Source code of charts:
####################
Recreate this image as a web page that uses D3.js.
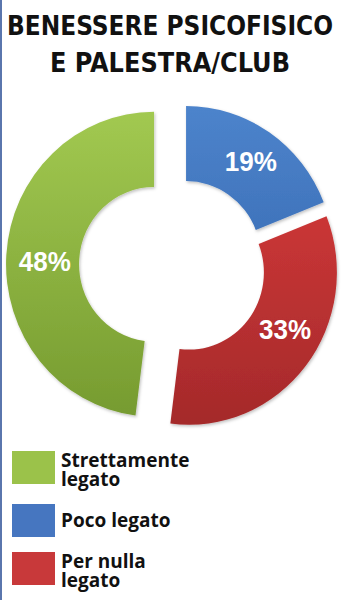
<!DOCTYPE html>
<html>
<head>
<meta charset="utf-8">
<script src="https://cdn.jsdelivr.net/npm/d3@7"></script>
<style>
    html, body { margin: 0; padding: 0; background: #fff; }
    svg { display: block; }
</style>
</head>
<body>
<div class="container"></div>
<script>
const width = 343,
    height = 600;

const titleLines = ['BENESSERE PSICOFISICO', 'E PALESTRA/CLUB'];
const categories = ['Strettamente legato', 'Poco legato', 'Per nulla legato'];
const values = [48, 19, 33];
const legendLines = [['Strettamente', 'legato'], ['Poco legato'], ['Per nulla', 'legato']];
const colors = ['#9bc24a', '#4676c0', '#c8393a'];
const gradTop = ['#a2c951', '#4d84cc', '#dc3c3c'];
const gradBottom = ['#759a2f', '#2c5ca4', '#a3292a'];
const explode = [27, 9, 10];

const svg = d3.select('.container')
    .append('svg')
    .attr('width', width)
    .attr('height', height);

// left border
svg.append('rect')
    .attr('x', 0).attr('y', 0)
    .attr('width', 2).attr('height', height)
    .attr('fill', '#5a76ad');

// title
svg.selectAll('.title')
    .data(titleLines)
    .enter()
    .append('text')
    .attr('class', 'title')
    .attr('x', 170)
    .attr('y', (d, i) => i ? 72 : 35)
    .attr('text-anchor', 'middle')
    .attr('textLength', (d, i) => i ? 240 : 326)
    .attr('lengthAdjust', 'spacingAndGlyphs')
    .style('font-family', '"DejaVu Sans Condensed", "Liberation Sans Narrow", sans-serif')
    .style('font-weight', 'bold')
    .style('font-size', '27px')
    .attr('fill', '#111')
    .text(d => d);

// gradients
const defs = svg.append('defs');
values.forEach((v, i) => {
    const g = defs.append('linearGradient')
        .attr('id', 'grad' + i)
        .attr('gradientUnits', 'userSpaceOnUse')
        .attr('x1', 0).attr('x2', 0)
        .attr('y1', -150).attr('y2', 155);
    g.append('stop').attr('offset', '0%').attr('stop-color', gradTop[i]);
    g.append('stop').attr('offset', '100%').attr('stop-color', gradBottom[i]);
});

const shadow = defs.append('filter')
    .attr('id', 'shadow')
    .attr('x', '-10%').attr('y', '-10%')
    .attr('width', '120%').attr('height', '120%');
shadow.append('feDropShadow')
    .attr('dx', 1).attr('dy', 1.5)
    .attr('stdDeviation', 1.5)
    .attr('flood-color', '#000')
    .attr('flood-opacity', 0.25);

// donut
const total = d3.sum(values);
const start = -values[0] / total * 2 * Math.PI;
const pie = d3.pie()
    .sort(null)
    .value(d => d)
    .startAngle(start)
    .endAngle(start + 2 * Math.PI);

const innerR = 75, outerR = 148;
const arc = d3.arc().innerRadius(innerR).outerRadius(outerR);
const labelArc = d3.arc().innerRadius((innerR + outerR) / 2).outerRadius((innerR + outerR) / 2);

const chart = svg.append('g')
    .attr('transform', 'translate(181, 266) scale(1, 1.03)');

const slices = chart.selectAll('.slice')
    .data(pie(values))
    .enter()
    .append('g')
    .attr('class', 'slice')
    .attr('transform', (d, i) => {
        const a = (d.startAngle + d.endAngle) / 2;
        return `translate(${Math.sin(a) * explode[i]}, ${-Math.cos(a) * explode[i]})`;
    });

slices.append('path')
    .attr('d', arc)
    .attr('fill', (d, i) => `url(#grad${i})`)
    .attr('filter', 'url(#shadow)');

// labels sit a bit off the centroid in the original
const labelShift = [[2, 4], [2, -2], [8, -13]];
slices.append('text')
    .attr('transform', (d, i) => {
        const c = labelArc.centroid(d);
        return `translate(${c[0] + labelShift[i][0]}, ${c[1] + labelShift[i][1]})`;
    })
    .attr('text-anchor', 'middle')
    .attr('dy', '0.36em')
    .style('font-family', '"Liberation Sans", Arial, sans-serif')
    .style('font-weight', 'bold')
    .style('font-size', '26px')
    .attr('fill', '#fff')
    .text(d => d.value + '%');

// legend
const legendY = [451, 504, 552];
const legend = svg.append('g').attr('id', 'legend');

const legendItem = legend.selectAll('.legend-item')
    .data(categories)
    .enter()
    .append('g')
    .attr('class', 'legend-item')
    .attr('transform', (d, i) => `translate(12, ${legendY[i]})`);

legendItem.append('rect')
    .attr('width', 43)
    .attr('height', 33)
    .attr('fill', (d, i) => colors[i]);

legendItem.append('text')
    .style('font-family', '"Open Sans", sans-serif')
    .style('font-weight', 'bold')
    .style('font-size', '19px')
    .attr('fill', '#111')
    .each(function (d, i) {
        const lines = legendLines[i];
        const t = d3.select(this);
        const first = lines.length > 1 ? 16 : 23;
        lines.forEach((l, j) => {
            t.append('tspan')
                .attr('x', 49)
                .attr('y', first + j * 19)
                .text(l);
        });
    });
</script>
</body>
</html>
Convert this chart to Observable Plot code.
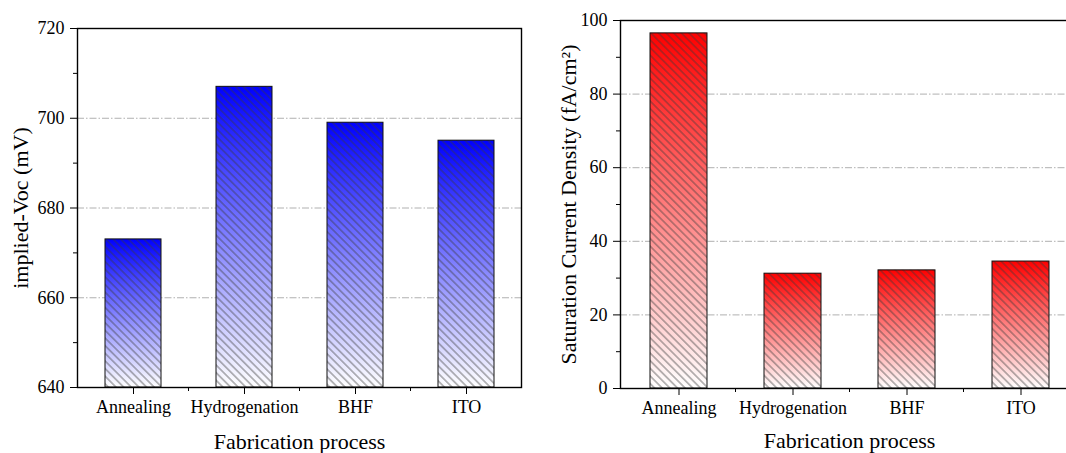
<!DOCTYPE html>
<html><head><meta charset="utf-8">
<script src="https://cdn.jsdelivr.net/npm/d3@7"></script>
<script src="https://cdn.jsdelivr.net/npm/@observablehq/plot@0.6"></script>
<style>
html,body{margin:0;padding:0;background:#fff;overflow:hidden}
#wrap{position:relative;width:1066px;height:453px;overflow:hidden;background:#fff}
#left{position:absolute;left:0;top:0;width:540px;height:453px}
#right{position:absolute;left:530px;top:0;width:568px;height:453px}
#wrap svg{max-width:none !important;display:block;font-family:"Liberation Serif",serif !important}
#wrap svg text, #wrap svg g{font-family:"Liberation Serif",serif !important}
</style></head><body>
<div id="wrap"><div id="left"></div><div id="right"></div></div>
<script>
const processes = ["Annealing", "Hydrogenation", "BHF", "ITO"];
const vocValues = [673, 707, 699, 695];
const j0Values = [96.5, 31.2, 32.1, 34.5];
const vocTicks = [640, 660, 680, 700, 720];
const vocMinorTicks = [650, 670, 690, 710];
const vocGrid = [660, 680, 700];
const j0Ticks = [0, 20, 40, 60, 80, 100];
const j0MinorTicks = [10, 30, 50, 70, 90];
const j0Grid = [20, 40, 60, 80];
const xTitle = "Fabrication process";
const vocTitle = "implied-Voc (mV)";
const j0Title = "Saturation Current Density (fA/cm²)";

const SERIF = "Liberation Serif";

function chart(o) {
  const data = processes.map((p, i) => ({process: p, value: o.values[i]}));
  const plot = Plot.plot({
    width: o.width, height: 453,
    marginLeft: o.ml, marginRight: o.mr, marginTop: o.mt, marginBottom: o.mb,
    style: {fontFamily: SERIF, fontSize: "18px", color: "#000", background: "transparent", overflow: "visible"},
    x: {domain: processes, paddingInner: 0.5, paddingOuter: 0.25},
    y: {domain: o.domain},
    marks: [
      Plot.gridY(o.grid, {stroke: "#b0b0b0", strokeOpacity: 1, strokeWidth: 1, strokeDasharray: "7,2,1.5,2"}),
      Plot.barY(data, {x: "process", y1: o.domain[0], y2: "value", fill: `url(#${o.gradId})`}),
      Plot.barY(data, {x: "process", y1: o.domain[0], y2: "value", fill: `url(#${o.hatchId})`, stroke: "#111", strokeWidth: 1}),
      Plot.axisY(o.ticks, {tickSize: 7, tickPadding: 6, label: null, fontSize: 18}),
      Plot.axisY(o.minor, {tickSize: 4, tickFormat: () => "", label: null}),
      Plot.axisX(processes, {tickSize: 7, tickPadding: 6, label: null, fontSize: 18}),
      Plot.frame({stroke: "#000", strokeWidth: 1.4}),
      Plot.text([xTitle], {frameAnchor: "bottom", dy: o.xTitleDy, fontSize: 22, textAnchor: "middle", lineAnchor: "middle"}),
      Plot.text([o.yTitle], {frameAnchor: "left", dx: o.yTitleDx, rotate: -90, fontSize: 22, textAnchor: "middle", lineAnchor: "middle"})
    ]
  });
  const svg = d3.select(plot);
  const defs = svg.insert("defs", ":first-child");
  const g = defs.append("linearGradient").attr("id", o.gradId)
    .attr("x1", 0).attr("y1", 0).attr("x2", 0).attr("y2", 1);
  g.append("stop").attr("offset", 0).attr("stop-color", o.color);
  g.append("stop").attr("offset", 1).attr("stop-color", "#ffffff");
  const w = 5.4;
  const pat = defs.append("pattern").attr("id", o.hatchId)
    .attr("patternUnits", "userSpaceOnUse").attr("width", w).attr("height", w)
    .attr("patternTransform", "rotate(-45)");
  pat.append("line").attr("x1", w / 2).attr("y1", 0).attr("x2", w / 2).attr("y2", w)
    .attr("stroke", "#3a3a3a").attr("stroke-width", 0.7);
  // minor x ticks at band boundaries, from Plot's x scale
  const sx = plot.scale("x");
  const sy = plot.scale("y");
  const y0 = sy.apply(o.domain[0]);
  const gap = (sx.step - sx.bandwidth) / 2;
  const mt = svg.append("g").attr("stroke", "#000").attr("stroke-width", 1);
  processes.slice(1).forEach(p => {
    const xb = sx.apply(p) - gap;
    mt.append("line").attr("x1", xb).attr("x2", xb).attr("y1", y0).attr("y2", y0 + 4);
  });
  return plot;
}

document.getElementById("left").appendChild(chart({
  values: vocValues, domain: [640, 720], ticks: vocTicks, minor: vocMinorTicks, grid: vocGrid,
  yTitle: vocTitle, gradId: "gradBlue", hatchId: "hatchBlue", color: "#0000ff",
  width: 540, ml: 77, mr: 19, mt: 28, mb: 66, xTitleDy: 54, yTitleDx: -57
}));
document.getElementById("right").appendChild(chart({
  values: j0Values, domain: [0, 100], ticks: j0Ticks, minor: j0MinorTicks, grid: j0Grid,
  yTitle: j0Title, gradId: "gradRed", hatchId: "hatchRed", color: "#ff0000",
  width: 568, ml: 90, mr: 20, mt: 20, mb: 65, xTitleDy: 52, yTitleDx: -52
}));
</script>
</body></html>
####################
[TASK DIRECTIONS]:
Exactly as they appear, print the lines of the listing above from its first line through the line that contains "height = 600;", minus the pictures.

[REPLY TO THE EXERCISE]:
Recreate this image as a web page that uses D3.js.
<!DOCTYPE html>
<html>
<head>
<meta charset="utf-8">
<script src="https://cdn.jsdelivr.net/npm/d3@7"></script>
<style>
    html, body { margin: 0; padding: 0; background: #fff; }
    svg { display: block; }
</style>
</head>
<body>
<div class="container"></div>
<script>
const width = 343,
    height = 600;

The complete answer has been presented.